Equality, poverty and human rights organisations have raised a broad range of issues, reflecting the particular impact of COVID-19 and our response to the pandemic on the communities they represent.[7] These issues cut across all Scottish Government portfolios, reinforcing the fact that promoting equality, tackling poverty and advancing human rights needs to be at the heart of all decision-making during these unprecedented times. The Scottish Government has consistently committed to promoting equality and human rights and, within the last year, has made further specific commitments:

  • We have committed to continue to support the National Taskforce on Human Rights Leadership, including delivery of a participatory approach to the development of the proposed human rights Bill.
  • We will review the operation of the PSED, providing an opportunity for the Scottish Government, listed authorities, third‑sector organisations, professional and improvement agencies, and other interested parties, to consider the future direction of travel for the overall regime and for the Scottish Specific Duties. This will also provide an opportunity to consider how any changes to the regime might work in practice, the implications of any changes for listed authorities and how we can best evidence improvements in the outcomes for people across the range of protected characteristics.
  • We will develop a strategy to mainstream and embed equality and human rights across the Scottish Government, which is underpinned by more effective gathering and use of data and ensuring that the voice of lived experience informs policy development.
  • We will launch a new funding stream to support strategic activity to mainstream and embed equality and human rights, which will align with the values and outcomes of the National Performance Framework.
  • We will continue to deliver and further develop the Scottish Human Rights Defender Fellowship, in conjunction with civil society partners and the University of Dundee.
  • We will ensure that Scotland engages successfully with international human rights mechanisms, including reporting performance against treaty obligations, responding to international recommendations and facilitating visits and inspections by relevant international bodies and UN Special Rapporteurs.

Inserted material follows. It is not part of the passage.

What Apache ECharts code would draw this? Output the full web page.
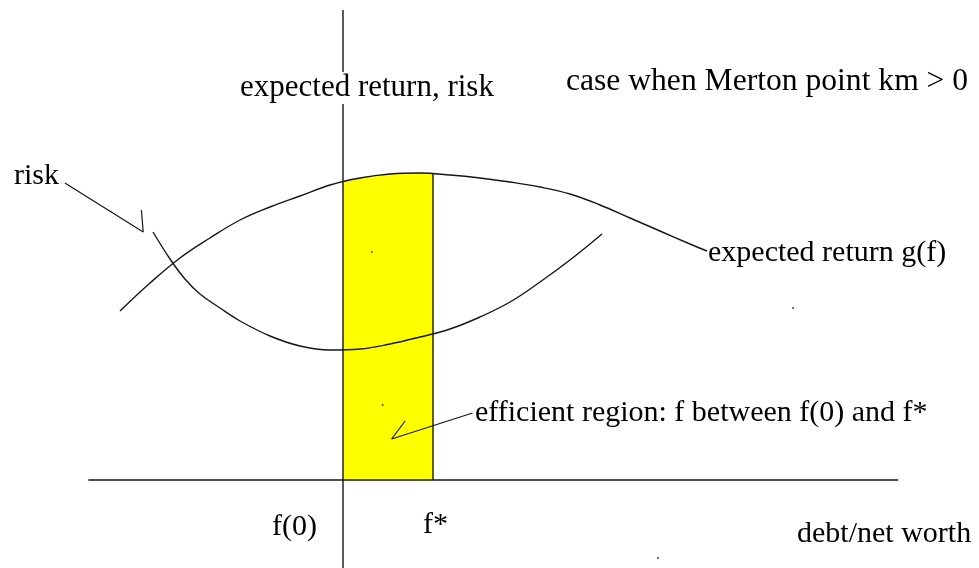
<!DOCTYPE html>
<html>
<head>
<meta charset="utf-8">
<script src="https://cdn.jsdelivr.net/npm/echarts@6/dist/echarts.min.js"></script>
<style>
  html, body { margin: 0; padding: 0; background: #ffffff; }
  #chart { width: 979px; height: 568px; }
</style>
</head>
<body>
<div id="chart"></div>
<script>
// Leverage f = debt/net worth on x, expected return and risk on y.

// expected return g(f)
const returnF = [-2.478, -2.144, -1.811, -1.478, -1.144, -0.811, -0.478, -0.144, 0.189, 0.522, 0.856, 1.189, 1.522, 1.856, 2.189, 2.522, 2.856, 3.189, 3.522, 3.856, 4.044];
const returnG = [1.69, 1.97, 2.22, 2.42, 2.60, 2.73, 2.84, 2.95, 3.02, 3.06, 3.07, 3.05, 3.02, 2.98, 2.93, 2.86, 2.75, 2.62, 2.49, 2.36, 2.29];

// risk
const riskF = [-2.111, -1.922, -1.756, -1.589, -1.367, -1.144, -0.811, -0.478, -0.144, 0.189, 0.522, 0.856, 1.189, 1.522, 1.856, 2.189, 2.522, 2.878];
const riskR = [2.48, 2.21, 2.01, 1.86, 1.72, 1.59, 1.44, 1.34, 1.30, 1.31, 1.36, 1.43, 1.51, 1.63, 1.78, 1.98, 2.20, 2.46];

// efficient region between f(0) and f*
const f0 = 0;
const fStar = 1;
const regionF = [0.0, 0.189, 0.522, 0.856, 1.0];
const regionTop = [2.98, 3.02, 3.06, 3.07, 3.06];

// extent of the drawn axes
const axisFRange = [-2.83, 6.17];
const axisYRange = [-0.88, 4.7];

// hand-drawn pointers from the labels
const riskPointer = [[-3.09, 2.97], [-2.22, 2.48], [-2.24, 2.70]];
const regionPointer = [[1.44, 0.67], [0.54, 0.41], [0.69, 0.59]];

// stray pen marks
const specks = [[0.32, 2.28], [0.44, 0.75], [5.0, 1.72], [3.5, -0.78]];

const INK = '#161616';
const FONT = '"Liberation Serif", "Times New Roman", serif';

const zip = (a, b) => a.map((v, i) => [v, b[i]]);

const chart = echarts.init(document.getElementById('chart'), null, { renderer: 'canvas' });

function plainLine(data, extra) {
  return Object.assign({
    type: 'line',
    data: data,
    showSymbol: false,
    symbol: 'none',
    clip: false,
    silent: true,
    animation: false,
    lineStyle: { color: INK, width: 1.4 }
  }, extra || {});
}

function label(text, x, y, size) {
  return {
    type: 'text',
    x: x,
    y: y,
    z: 100,
    style: {
      text: text,
      font: (size || 30) + 'px ' + FONT,
      fill: '#000000',
      align: 'left',
      verticalAlign: 'middle'
    }
  };
}

const option = {
  backgroundColor: '#ffffff',
  animation: false,
  grid: { left: 28, top: 30, width: 900, height: 500 },
  xAxis: {
    type: 'value', min: -3.5, max: 6.5,
    axisLine: { show: false }, axisTick: { show: false },
    axisLabel: { show: false }, splitLine: { show: false }
  },
  yAxis: {
    type: 'value', min: -0.5, max: 4.5,
    axisLine: { show: false }, axisTick: { show: false },
    axisLabel: { show: false }, splitLine: { show: false }
  },
  series: [
    // yellow efficient region
    plainLine(zip(regionF, regionTop), {
      smooth: 0.4,
      lineStyle: { width: 0, color: 'rgba(0,0,0,0)' },
      areaStyle: { color: '#ffff00', opacity: 1 },
      z: 1
    }),
    // horizontal axis
    plainLine([[axisFRange[0], 0], [axisFRange[1], 0]], { z: 3 }),
    // vertical axis at f(0)
    plainLine([[f0, axisYRange[0]], [f0, axisYRange[1]]], { z: 3 }),
    // right edge of the region at f*
    plainLine([[fStar, 0], [fStar, regionTop[regionTop.length - 1]]], { z: 3 }),
    // expected return curve
    plainLine(zip(returnF, returnG), { smooth: 0.4, z: 4 }),
    // risk curve
    plainLine(zip(riskF, riskR), { smooth: 0.4, z: 4 }),
    // pointers
    plainLine(riskPointer, { z: 4, lineStyle: { color: INK, width: 1.2 } }),
    plainLine(regionPointer, { z: 4, lineStyle: { color: INK, width: 1.2 } }),
    {
      type: 'scatter',
      data: specks,
      symbol: 'circle',
      symbolSize: 2,
      silent: true,
      clip: false,
      itemStyle: { color: INK },
      z: 4
    }
  ],
  graphic: [
    // white backing so the label sits over the vertical axis
    { type: 'rect', z: 99, shape: { x: 334, y: 72, width: 20, height: 32 }, style: { fill: '#ffffff' } },
    label('expected return, risk', 240, 88, 31),
    label('case when Merton point km > 0', 566, 82, 31.6),
    label('risk', 14, 176),
    label('expected return g(f)', 708, 253),
    label('efficient region: f between f(0) and f*', 475, 413),
    label('f(0)', 272, 527),
    label('f*', 423, 525),
    label('debt/net worth', 797, 534)
  ]
};

chart.setOption(option);
</script>
</body>
</html>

Further, in June 2020, the Cabinet Secretary for Communities and Local Government and the Cabinet Secretary for Social Security and Older People announced the creation of a Social Renewal Advisory Board.[8] The remit of the board was to build on the shifts in policy and practice that had been seen during the early months of the pandemic to drive forward equality and social justice. Board members included experts in housing, disability, poverty, homelessness, local government and the third sector with voices of lived experience being central to the work. The board reported in January 2021 with a stretching range of recommendations. The Scottish Government is currently considering its response.[9]

Structure of this Year’s Equality and Fairer Scotland Budget Statement

The EFSBS is a supporting document to the Scottish Budget 2021-22 and should be read alongside the core budget document (including funding tables) and associated publications.

This year’s report looks different to previous years. This main report has three sections: an introduction; a section identifying ten key existing or emerging risks resulting from the COVID-19 pandemic, alongside our policy and budget response; and an overview of the impact of key aspects of this year’s budget on different protected characteristic and socio-economic disadvantage.

A separate annex (Annex A) provides detailed tables presenting analysis for each budget portfolio. A second annex (Annex B) outlines the development of equality budgeting in the Scottish Government. An additional summary has also been produced. These document can be found under ‘supporting documents’ on the webpage.